You have probably seen labels on grocery store eggs claiming they have been laid by "vegetarian-fed hens," so is this something you should be looking for with regard to your own hens' feed?

Well... yes. And no. Sort of. But not really. Got it? No? Well, let me explain.

NO, you don't want to restrict your chickens to vegetarian food in that chickens are omnivores. They eat mice, frogs, snakes, lizards, grasshoppers... basically any creature small enough to swallow, and occasionally some creatures just small enough to kill and eat in pieces, like baby rabbits or large toads.

yummy may bug

But YES you may want vegetarian feed in that vit typically omits proteins you may not want to offer your flock. For instance, while chickens may, unfortunately, try to eat each other from time to time (if they're too crowded, particularly), we think putting ground chicken in chicken feed just doesn't seem like the best of ideas. Plus, even if that doesn't bother you, the origin of the protein in feed is usually from "animal by-products." In other words, the feed contains parts of animals we don't normally eat, and that doesn't always have the most nutritional value: hooves, lips, feathers, and elbows, as my grandma used to say.

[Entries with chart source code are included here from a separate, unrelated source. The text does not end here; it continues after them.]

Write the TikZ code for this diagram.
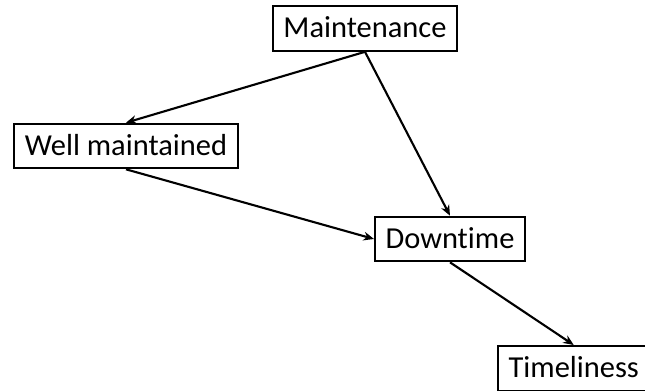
\documentclass[tikz,border=0pt]{standalone}
\usepackage{fontspec}
\setmainfont[Ligatures={NoCommon}]{Carlito}
\usepackage{tikz}
\usetikzlibrary{arrows.meta, positioning}

\begin{document}
\begin{tikzpicture}[x=0.03cm, y=-0.03cm,
    factor/.style={draw, line width=1.8pt, inner xsep=9pt, minimum height=38pt,
        text height=20pt, text depth=4.5pt, font=\fontsize{26pt}{30pt}\selectfont},
    link/.style={line width=1.8pt, -{Stealth[length=9pt, width=7.5pt]}}]
    % Frame of the picture (the last box runs past its edge)
    \clip (0,0) rectangle (645,390);

    % Factors
    \node[factor] (maint) at (365,28.5) {Maintenance};
    \node[factor] (well) at (126,146) {Well maintained};
    \node[factor] (down) at (450,239) {Downtime};
    \node[factor, anchor=north west] (time) at (497,345) {Timeliness};

    % Links between factors
    \draw[link] (maint.south) -- (well.north);
    \draw[link] (maint.south) -- (down.north);
    \draw[link] (well.south) -- (down.west);
    \draw[link] (down.south) -- (time.north);
\end{tikzpicture}
\end{document}
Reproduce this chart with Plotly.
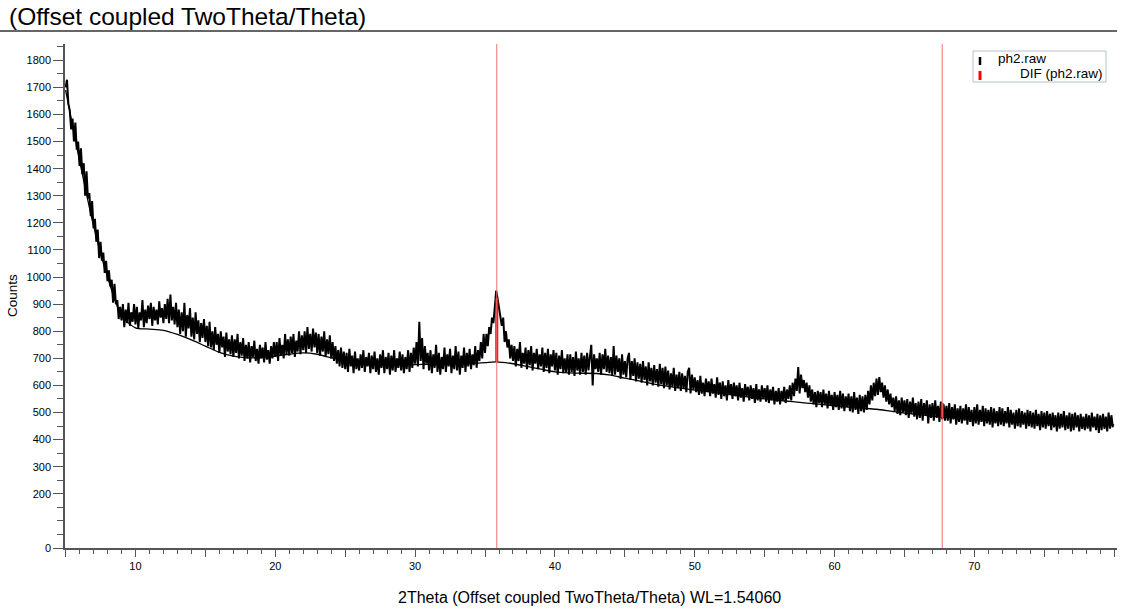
import plotly.graph_objects as go

# ---------------- data ----------------
two_theta_start = 5.0
two_theta_step = 0.1
# raw counts, one row per degree (x.0 ... x.9)
counts_rows = [
    [1700, 1728, 1640, 1615, 1545, 1585, 1500, 1570, 1470, 1500],  # 5
    [1410, 1475, 1380, 1420, 1300, 1390, 1290, 1310, 1225, 1280],  # 6
    [1180, 1215, 1130, 1175, 1070, 1130, 1060, 1090, 1015, 1060],  # 7
    [985, 1025, 965, 990, 905, 975, 900, 915, 845, 890],  # 8
    [840, 900, 815, 880, 830, 905, 820, 870, 835, 900],  # 9
    [825, 890, 810, 870, 840, 915, 815, 880, 830, 895],  # 10
    [845, 905, 820, 890, 840, 880, 825, 910, 850, 885],  # 11
    [830, 900, 845, 920, 830, 935, 840, 890, 825, 905],  # 12
    [815, 880, 790, 870, 800, 905, 780, 860, 810, 885],  # 13
    [780, 850, 770, 870, 790, 840, 760, 830, 775, 845],  # 14
    [760, 820, 745, 835, 740, 800, 730, 815, 750, 790],  # 15
    [720, 800, 740, 780, 705, 795, 725, 770, 715, 785],  # 16
    [705, 770, 720, 790, 700, 760, 710, 775, 690, 750],  # 17
    [700, 760, 685, 745, 705, 765, 690, 735, 680, 750],  # 18
    [700, 740, 685, 760, 695, 730, 680, 745, 700, 760],  # 19
    [705, 760, 690, 775, 710, 750, 700, 790, 715, 770],  # 20
    [710, 780, 720, 790, 705, 765, 725, 800, 715, 785],  # 21
    [730, 800, 720, 815, 735, 790, 725, 810, 740, 795],  # 22
    [720, 790, 710, 780, 725, 800, 705, 770, 715, 785],  # 23
    [700, 760, 690, 745, 680, 730, 670, 740, 665, 725],  # 24
    [660, 720, 650, 735, 670, 710, 645, 725, 660, 700],  # 25
    [655, 715, 665, 730, 650, 705, 670, 720, 645, 710],  # 26
    [660, 725, 650, 700, 640, 715, 665, 730, 645, 705],  # 27
    [660, 720, 640, 710, 655, 730, 650, 700, 665, 725],  # 28
    [655, 715, 645, 705, 660, 730, 650, 720, 665, 740],  # 29
    [680, 760, 670, 835, 690, 775, 660, 745, 680, 720],  # 30
    [655, 730, 645, 715, 665, 750, 650, 720, 640, 705],  # 31
    [660, 740, 650, 715, 670, 735, 645, 710, 660, 745],  # 32
    [655, 725, 640, 710, 665, 740, 650, 720, 670, 735],  # 33
    [660, 715, 675, 745, 665, 730, 690, 760, 700, 790],  # 34
    [720, 790, 745, 815, 790, 850, 830, 905, 950, 920],  # 35
    [880, 860, 820, 850, 760, 800, 740, 770, 700, 750],  # 36
    [690, 745, 670, 735, 690, 760, 665, 720, 680, 740],  # 37
    [660, 730, 675, 745, 655, 720, 680, 735, 660, 715],  # 38
    [670, 740, 650, 720, 665, 735, 645, 715, 670, 730],  # 39
    [655, 720, 640, 710, 660, 730, 645, 700, 650, 715],  # 40
    [640, 715, 650, 705, 635, 725, 655, 700, 640, 720],  # 41
    [650, 710, 640, 720, 655, 705, 750, 600, 715, 660],  # 42
    [700, 650, 720, 640, 715, 660, 735, 650, 710, 645],  # 43
    [705, 635, 745, 640, 710, 650, 700, 625, 715, 640],  # 44
    [690, 630, 700, 720, 620, 690, 635, 700, 615, 685],  # 45
    [625, 680, 610, 690, 620, 670, 600, 685, 615, 665],  # 46
    [600, 675, 610, 660, 595, 680, 605, 665, 590, 670],  # 47
    [600, 655, 585, 645, 595, 665, 580, 640, 590, 650],  # 48
    [580, 645, 590, 635, 575, 650, 665, 570, 640, 585],  # 49
    [630, 575, 620, 565, 635, 570, 610, 560, 625, 575],  # 50
    [615, 560, 625, 570, 605, 555, 630, 565, 610, 550],  # 51
    [615, 560, 600, 545, 620, 565, 605, 550, 610, 560],  # 52
    [600, 545, 610, 555, 590, 540, 605, 560, 595, 545],  # 53
    [600, 550, 590, 535, 605, 545, 585, 540, 600, 550],  # 54
    [590, 540, 600, 535, 585, 545, 595, 530, 580, 540],  # 55
    [590, 530, 580, 545, 595, 535, 585, 550, 600, 545],  # 56
    [610, 560, 625, 580, 668, 570, 640, 590, 620, 575],  # 57
    [610, 555, 600, 540, 585, 530, 575, 520, 580, 535],  # 58
    [575, 520, 585, 530, 570, 515, 580, 525, 565, 510],  # 59
    [575, 520, 565, 510, 580, 515, 570, 505, 560, 520],  # 60
    [570, 505, 560, 500, 575, 510, 555, 495, 565, 505],  # 61
    [560, 500, 565, 510, 580, 530, 600, 545, 610, 560],  # 62
    [625, 565, 631, 575, 610, 555, 600, 540, 585, 530],  # 63
    [570, 520, 555, 505, 560, 495, 545, 490, 555, 500],  # 64
    [545, 490, 550, 480, 540, 495, 555, 485, 535, 475],  # 65
    [540, 480, 550, 470, 535, 490, 545, 460, 530, 480],  # 66
    [535, 470, 545, 480, 525, 465, 540, 475, 530, 470],  # 67
    [525, 470, 535, 460, 520, 475, 530, 455, 515, 465],  # 68
    [525, 460, 515, 470, 530, 455, 520, 465, 510, 450],  # 69
    [520, 460, 530, 455, 510, 465, 525, 450, 515, 460],  # 70
    [510, 455, 520, 445, 515, 460, 505, 450, 520, 455],  # 71
    [515, 450, 505, 460, 520, 445, 510, 455, 500, 440],  # 72
    [510, 450, 515, 445, 505, 455, 500, 440, 510, 450],  # 73
    [505, 445, 500, 440, 510, 450, 495, 435, 505, 445],  # 74
    [500, 440, 505, 450, 495, 435, 500, 445, 490, 430],  # 75
    [500, 440, 495, 445, 505, 435, 490, 440, 500, 430],  # 76
    [495, 435, 500, 445, 490, 430, 495, 440, 485, 435],  # 77
    [495, 440, 490, 430, 500, 445, 485, 435, 495, 425],  # 78
    [490, 435, 495, 440, 485, 430, 500, 440, 490, 445],  # 79
]

# fitted background curve
bg_x = [5, 6, 7, 8, 9, 10, 11, 12, 13, 14, 15, 16, 17, 18, 19, 20, 21, 22, 23, 24,
        25, 26, 27, 28, 29, 30, 31, 32, 33, 34, 35, 35.8, 37, 38, 39, 40, 41, 42, 43,
        44, 45, 46, 47, 48, 49, 50, 51, 52, 53, 54, 55, 56, 57, 58, 59, 60, 61, 62,
        63, 64, 65, 66, 67, 68, 69, 70, 71, 72, 73, 74, 75, 76, 77, 78, 79, 80]
bg_y = [1690, 1430, 1190, 1000, 860, 812, 808, 803, 788, 768, 745, 722, 708, 702, 703,
        708, 715, 720, 715, 702, 690, 681, 677, 676, 676, 677, 678, 678, 679, 681, 684,
        687, 680, 670, 660, 650, 646, 645, 644, 638, 627, 617, 606, 597, 590, 583, 577,
        570, 563, 556, 550, 545, 540, 535, 530, 525, 520, 516, 512, 505, 498, 492, 487,
        482, 478, 474, 471, 468, 465, 463, 461, 459, 457, 456, 455, 454]

# DIF peak positions (2Theta) and stick extents (counts)
dif_pos = [35.84, 67.7]
dif_lo = [687, 482]
dif_hi = [922, 535]

y_tick_vals = [0, 200, 300, 400, 500, 600, 700, 800, 900, 1000, 1100, 1200, 1300,
               1400, 1500, 1600, 1700, 1800]
y_tick_text = [str(v) for v in y_tick_vals]
x_tick_vals = [5, 10, 15, 20, 25, 30, 35, 40, 45, 50, 55, 60, 65, 70, 75, 80]
x_tick_text = ["", "10", "", "20", "", "30", "", "40", "", "50", "", "60", "", "70", "", ""]

# ---------------- build ----------------
counts = [v for row in counts_rows for v in row]
two_theta = [round(two_theta_start + i * two_theta_step, 2) for i in range(len(counts))]

FONT = "Liberation Sans, Arial, sans-serif"
fig = go.Figure()

fig.add_trace(go.Scatter(x=two_theta, y=counts, mode="lines",
                         line=dict(color="black", width=2), showlegend=False,
                         name="ph2.raw"))
fig.add_trace(go.Scatter(x=bg_x, y=bg_y, mode="lines",
                         line=dict(color="black", width=1.3, shape="spline", smoothing=0.8),
                         showlegend=False, name="background"))

sx, sy = [], []
for p, lo, hi in zip(dif_pos, dif_lo, dif_hi):
    sx += [p, p, None]
    sy += [lo, hi, None]
fig.add_trace(go.Scatter(x=sx, y=sy, mode="lines", line=dict(color="#ff0000", width=3),
                         showlegend=False, name="DIF (ph2.raw)"))

shapes = []
for p in dif_pos:
    shapes.append(dict(type="line", xref="x", yref="paper", x0=p, x1=p, y0=0, y1=1,
                       line=dict(color="#f07070", width=1)))

L, R, T, B = 65, 4, 44, 64
W, H = 1121, 612
pw, ph = W - L - R, H - T - B


def px(xp):
    return (xp - L) / pw


def py(yp):
    return (H - B - yp) / ph


# title underline
shapes.append(dict(type="line", xref="paper", yref="paper", x0=px(0), x1=px(1117),
                   y0=py(31), y1=py(31), line=dict(color="#333", width=1.5)))
# legend box
shapes.append(dict(type="rect", xref="paper", yref="paper", x0=px(973), x1=px(1106),
                   y0=py(82), y1=py(51), line=dict(color="#b8c0cc", width=1),
                   fillcolor="white"))
shapes.append(dict(type="line", xref="paper", yref="paper", x0=px(980), x1=px(980),
                   y0=py(65), y1=py(57), line=dict(color="black", width=2.5)))
shapes.append(dict(type="line", xref="paper", yref="paper", x0=px(980), x1=px(980),
                   y0=py(80), y1=py(71), line=dict(color="red", width=3)))

annotations = [
    dict(text="ph2.raw", xref="paper", yref="paper", x=px(996), y=py(58.5),
         xanchor="left", yanchor="middle", showarrow=False,
         font=dict(family=FONT, size=13.5, color="black")),
    dict(text="DIF (ph2.raw)", xref="paper", yref="paper", x=px(1105), y=py(73.5),
         xanchor="right", yanchor="middle", showarrow=False,
         font=dict(family=FONT, size=13.5, color="black")),
    dict(text="2Theta (Offset coupled TwoTheta/Theta) WL=1.54060", xref="paper",
         yref="paper", x=px(589), y=py(597), xanchor="center", yanchor="middle",
         showarrow=False, font=dict(family=FONT, size=16, color="black")),
    dict(text="Counts", xref="paper", yref="paper", x=px(12), y=py(296),
         xanchor="center", yanchor="middle", textangle=-90, showarrow=False,
         font=dict(family=FONT, size=13.5, color="black")),
    dict(text="(Offset coupled TwoTheta/Theta)", xref="paper", yref="paper",
         x=px(7), y=py(17), xanchor="left", yanchor="middle", showarrow=False,
         font=dict(family=FONT, size=24.5, color="black")),
]

fig.update_layout(
    width=W, height=H,
    margin=dict(l=L, r=R, t=T, b=B),
    paper_bgcolor="white", plot_bgcolor="white",
    showlegend=False,
    shapes=shapes, annotations=annotations,
    xaxis=dict(range=[4.96, 80.2], tickvals=x_tick_vals, ticktext=x_tick_text,
               ticks="outside", ticklen=7, tickwidth=1.2, tickcolor="#555",
               showline=True, linecolor="#555", linewidth=1.5, showgrid=False,
               zeroline=False, tickfont=dict(family=FONT, size=11, color="black"),
               minor=dict(dtick=1, tick0=0, ticks="outside", ticklen=4,
                          tickcolor="#555", tickwidth=1.2, showgrid=False)),
    yaxis=dict(range=[0, 1860], tickvals=y_tick_vals, ticktext=y_tick_text,
               ticks="outside", ticklen=10, tickwidth=1.2, tickcolor="#555",
               showline=True, linecolor="#555", linewidth=1.5, showgrid=False,
               zeroline=False, tickfont=dict(family=FONT, size=11, color="black"),
               minor=dict(dtick=50, tick0=0, ticks="outside", ticklen=6,
                          tickcolor="#555", tickwidth=1.2, showgrid=False)),
)

fig.write_html("out.html")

And chickens typically prefer grasshoppers to hooves and fish heads.

grasshopper

When you see "vegetarian-fed hens" on an egg label in grocery stores, it more or less means the chickens are being restricted from their natural diet, which would in normal circumstance includes being able to forage on pasture bugs, grubs and so on. But buying vegetarian feed for your own backyard hens who do have access to forage--or for whom you provide special treats of mealworms and the occasional leftover meatball--can be a good thing. In fact, eggs laid by hens with access to pasture are far more nutritious than grocery store eggs laid by "vegetarian-fed hens." (For details, see the related questions below.)

So... for the BEST diet for your flock, make sure any non-vegetarian feed contains high-quality proteins, rather than by-products. Otherwise, simply stick to commercial vegetarian feed while offering your flock access to pasture and treats containing mealworms or insect larvae.